■ DATA LINES:

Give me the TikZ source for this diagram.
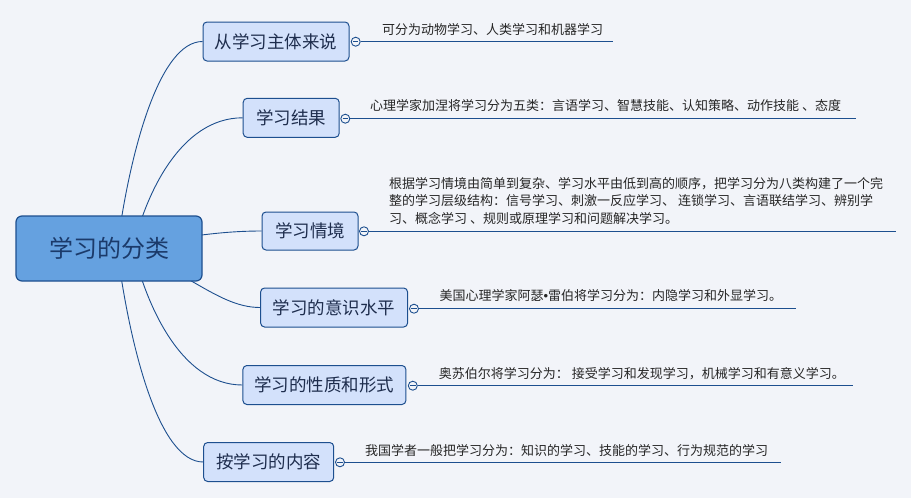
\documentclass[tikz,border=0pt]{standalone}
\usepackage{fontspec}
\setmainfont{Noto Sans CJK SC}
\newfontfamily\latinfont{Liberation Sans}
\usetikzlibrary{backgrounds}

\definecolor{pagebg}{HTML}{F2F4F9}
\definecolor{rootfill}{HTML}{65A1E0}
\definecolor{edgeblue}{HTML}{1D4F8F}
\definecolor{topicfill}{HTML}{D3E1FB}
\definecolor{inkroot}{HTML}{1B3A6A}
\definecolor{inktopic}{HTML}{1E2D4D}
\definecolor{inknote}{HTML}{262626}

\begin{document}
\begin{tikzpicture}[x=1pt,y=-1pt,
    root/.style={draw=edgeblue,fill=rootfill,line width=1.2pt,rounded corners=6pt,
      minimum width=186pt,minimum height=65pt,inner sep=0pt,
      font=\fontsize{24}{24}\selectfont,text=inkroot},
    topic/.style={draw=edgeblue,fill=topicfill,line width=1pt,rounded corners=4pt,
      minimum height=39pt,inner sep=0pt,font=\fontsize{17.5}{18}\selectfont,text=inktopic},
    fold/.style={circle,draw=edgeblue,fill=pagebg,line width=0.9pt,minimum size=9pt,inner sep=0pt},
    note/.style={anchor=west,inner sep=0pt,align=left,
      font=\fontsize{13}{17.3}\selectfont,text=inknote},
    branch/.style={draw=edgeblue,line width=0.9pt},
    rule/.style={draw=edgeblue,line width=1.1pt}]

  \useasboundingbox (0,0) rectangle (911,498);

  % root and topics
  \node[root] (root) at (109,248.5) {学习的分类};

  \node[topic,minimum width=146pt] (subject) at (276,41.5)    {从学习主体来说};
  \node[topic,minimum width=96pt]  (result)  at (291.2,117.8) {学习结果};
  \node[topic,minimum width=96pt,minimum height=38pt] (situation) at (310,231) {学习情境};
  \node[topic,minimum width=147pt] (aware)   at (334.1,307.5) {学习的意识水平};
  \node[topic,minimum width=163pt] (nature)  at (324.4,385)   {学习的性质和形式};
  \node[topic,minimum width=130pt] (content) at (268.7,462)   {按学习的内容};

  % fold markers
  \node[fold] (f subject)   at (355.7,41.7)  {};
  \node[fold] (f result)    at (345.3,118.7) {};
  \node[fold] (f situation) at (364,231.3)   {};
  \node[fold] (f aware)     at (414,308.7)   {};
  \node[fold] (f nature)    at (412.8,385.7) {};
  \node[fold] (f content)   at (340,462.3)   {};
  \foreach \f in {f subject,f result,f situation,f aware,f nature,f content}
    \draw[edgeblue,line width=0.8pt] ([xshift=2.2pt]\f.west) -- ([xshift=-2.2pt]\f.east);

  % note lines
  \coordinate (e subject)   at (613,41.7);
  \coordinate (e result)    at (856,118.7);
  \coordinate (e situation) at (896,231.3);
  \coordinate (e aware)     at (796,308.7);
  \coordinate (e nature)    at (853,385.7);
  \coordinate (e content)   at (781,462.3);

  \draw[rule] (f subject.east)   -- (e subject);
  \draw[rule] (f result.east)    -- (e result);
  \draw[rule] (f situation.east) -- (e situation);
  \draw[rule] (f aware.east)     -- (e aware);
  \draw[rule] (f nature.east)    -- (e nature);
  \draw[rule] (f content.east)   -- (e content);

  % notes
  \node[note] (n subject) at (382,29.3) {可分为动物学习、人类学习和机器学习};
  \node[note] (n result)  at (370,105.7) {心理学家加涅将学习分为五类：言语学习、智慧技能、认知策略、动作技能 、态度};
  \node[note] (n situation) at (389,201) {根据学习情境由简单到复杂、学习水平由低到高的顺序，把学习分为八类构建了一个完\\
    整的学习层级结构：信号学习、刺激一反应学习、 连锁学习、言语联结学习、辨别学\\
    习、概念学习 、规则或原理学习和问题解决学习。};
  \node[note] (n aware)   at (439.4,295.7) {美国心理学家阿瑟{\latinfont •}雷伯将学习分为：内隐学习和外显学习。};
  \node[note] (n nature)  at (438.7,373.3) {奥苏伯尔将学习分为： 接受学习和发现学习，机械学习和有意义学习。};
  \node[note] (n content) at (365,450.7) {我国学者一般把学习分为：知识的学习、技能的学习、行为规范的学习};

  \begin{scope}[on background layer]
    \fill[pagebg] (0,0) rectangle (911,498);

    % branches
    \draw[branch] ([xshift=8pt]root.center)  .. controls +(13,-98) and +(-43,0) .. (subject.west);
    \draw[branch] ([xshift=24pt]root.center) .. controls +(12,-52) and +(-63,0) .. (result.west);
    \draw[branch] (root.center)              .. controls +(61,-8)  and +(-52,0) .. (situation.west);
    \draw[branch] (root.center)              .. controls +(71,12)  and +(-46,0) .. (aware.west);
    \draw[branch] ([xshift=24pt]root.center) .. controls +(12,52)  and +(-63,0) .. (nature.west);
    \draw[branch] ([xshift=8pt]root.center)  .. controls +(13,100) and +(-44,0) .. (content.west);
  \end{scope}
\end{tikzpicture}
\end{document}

■ PROBLEM DETAILS: Skip the pictures, then retype every line above exactly.

■ COMPLETE OUTPUT:
Give me the TikZ source for this diagram.
\documentclass[tikz,border=0pt]{standalone}
\usepackage{fontspec}
\setmainfont{Noto Sans CJK SC}
\newfontfamily\latinfont{Liberation Sans}
\usetikzlibrary{backgrounds}

\definecolor{pagebg}{HTML}{F2F4F9}
\definecolor{rootfill}{HTML}{65A1E0}
\definecolor{edgeblue}{HTML}{1D4F8F}
\definecolor{topicfill}{HTML}{D3E1FB}
\definecolor{inkroot}{HTML}{1B3A6A}
\definecolor{inktopic}{HTML}{1E2D4D}
\definecolor{inknote}{HTML}{262626}

\begin{document}
\begin{tikzpicture}[x=1pt,y=-1pt,
    root/.style={draw=edgeblue,fill=rootfill,line width=1.2pt,rounded corners=6pt,
      minimum width=186pt,minimum height=65pt,inner sep=0pt,
      font=\fontsize{24}{24}\selectfont,text=inkroot},
    topic/.style={draw=edgeblue,fill=topicfill,line width=1pt,rounded corners=4pt,
      minimum height=39pt,inner sep=0pt,font=\fontsize{17.5}{18}\selectfont,text=inktopic},
    fold/.style={circle,draw=edgeblue,fill=pagebg,line width=0.9pt,minimum size=9pt,inner sep=0pt},
    note/.style={anchor=west,inner sep=0pt,align=left,
      font=\fontsize{13}{17.3}\selectfont,text=inknote},
    branch/.style={draw=edgeblue,line width=0.9pt},
    rule/.style={draw=edgeblue,line width=1.1pt}]

  \useasboundingbox (0,0) rectangle (911,498);

  % root and topics
  \node[root] (root) at (109,248.5) {学习的分类};

  \node[topic,minimum width=146pt] (subject) at (276,41.5)    {从学习主体来说};
  \node[topic,minimum width=96pt]  (result)  at (291.2,117.8) {学习结果};
  \node[topic,minimum width=96pt,minimum height=38pt] (situation) at (310,231) {学习情境};
  \node[topic,minimum width=147pt] (aware)   at (334.1,307.5) {学习的意识水平};
  \node[topic,minimum width=163pt] (nature)  at (324.4,385)   {学习的性质和形式};
  \node[topic,minimum width=130pt] (content) at (268.7,462)   {按学习的内容};

  % fold markers
  \node[fold] (f subject)   at (355.7,41.7)  {};
  \node[fold] (f result)    at (345.3,118.7) {};
  \node[fold] (f situation) at (364,231.3)   {};
  \node[fold] (f aware)     at (414,308.7)   {};
  \node[fold] (f nature)    at (412.8,385.7) {};
  \node[fold] (f content)   at (340,462.3)   {};
  \foreach \f in {f subject,f result,f situation,f aware,f nature,f content}
    \draw[edgeblue,line width=0.8pt] ([xshift=2.2pt]\f.west) -- ([xshift=-2.2pt]\f.east);

  % note lines
  \coordinate (e subject)   at (613,41.7);
  \coordinate (e result)    at (856,118.7);
  \coordinate (e situation) at (896,231.3);
  \coordinate (e aware)     at (796,308.7);
  \coordinate (e nature)    at (853,385.7);
  \coordinate (e content)   at (781,462.3);

  \draw[rule] (f subject.east)   -- (e subject);
  \draw[rule] (f result.east)    -- (e result);
  \draw[rule] (f situation.east) -- (e situation);
  \draw[rule] (f aware.east)     -- (e aware);
  \draw[rule] (f nature.east)    -- (e nature);
  \draw[rule] (f content.east)   -- (e content);

  % notes
  \node[note] (n subject) at (382,29.3) {可分为动物学习、人类学习和机器学习};
  \node[note] (n result)  at (370,105.7) {心理学家加涅将学习分为五类：言语学习、智慧技能、认知策略、动作技能 、态度};
  \node[note] (n situation) at (389,201) {根据学习情境由简单到复杂、学习水平由低到高的顺序，把学习分为八类构建了一个完\\
    整的学习层级结构：信号学习、刺激一反应学习、 连锁学习、言语联结学习、辨别学\\
    习、概念学习 、规则或原理学习和问题解决学习。};
  \node[note] (n aware)   at (439.4,295.7) {美国心理学家阿瑟{\latinfont •}雷伯将学习分为：内隐学习和外显学习。};
  \node[note] (n nature)  at (438.7,373.3) {奥苏伯尔将学习分为： 接受学习和发现学习，机械学习和有意义学习。};
  \node[note] (n content) at (365,450.7) {我国学者一般把学习分为：知识的学习、技能的学习、行为规范的学习};

  \begin{scope}[on background layer]
    \fill[pagebg] (0,0) rectangle (911,498);

    % branches
    \draw[branch] ([xshift=8pt]root.center)  .. controls +(13,-98) and +(-43,0) .. (subject.west);
    \draw[branch] ([xshift=24pt]root.center) .. controls +(12,-52) and +(-63,0) .. (result.west);
    \draw[branch] (root.center)              .. controls +(61,-8)  and +(-52,0) .. (situation.west);
    \draw[branch] (root.center)              .. controls +(71,12)  and +(-46,0) .. (aware.west);
    \draw[branch] ([xshift=24pt]root.center) .. controls +(12,52)  and +(-63,0) .. (nature.west);
    \draw[branch] ([xshift=8pt]root.center)  .. controls +(13,100) and +(-44,0) .. (content.west);
  \end{scope}
\end{tikzpicture}
\end{document}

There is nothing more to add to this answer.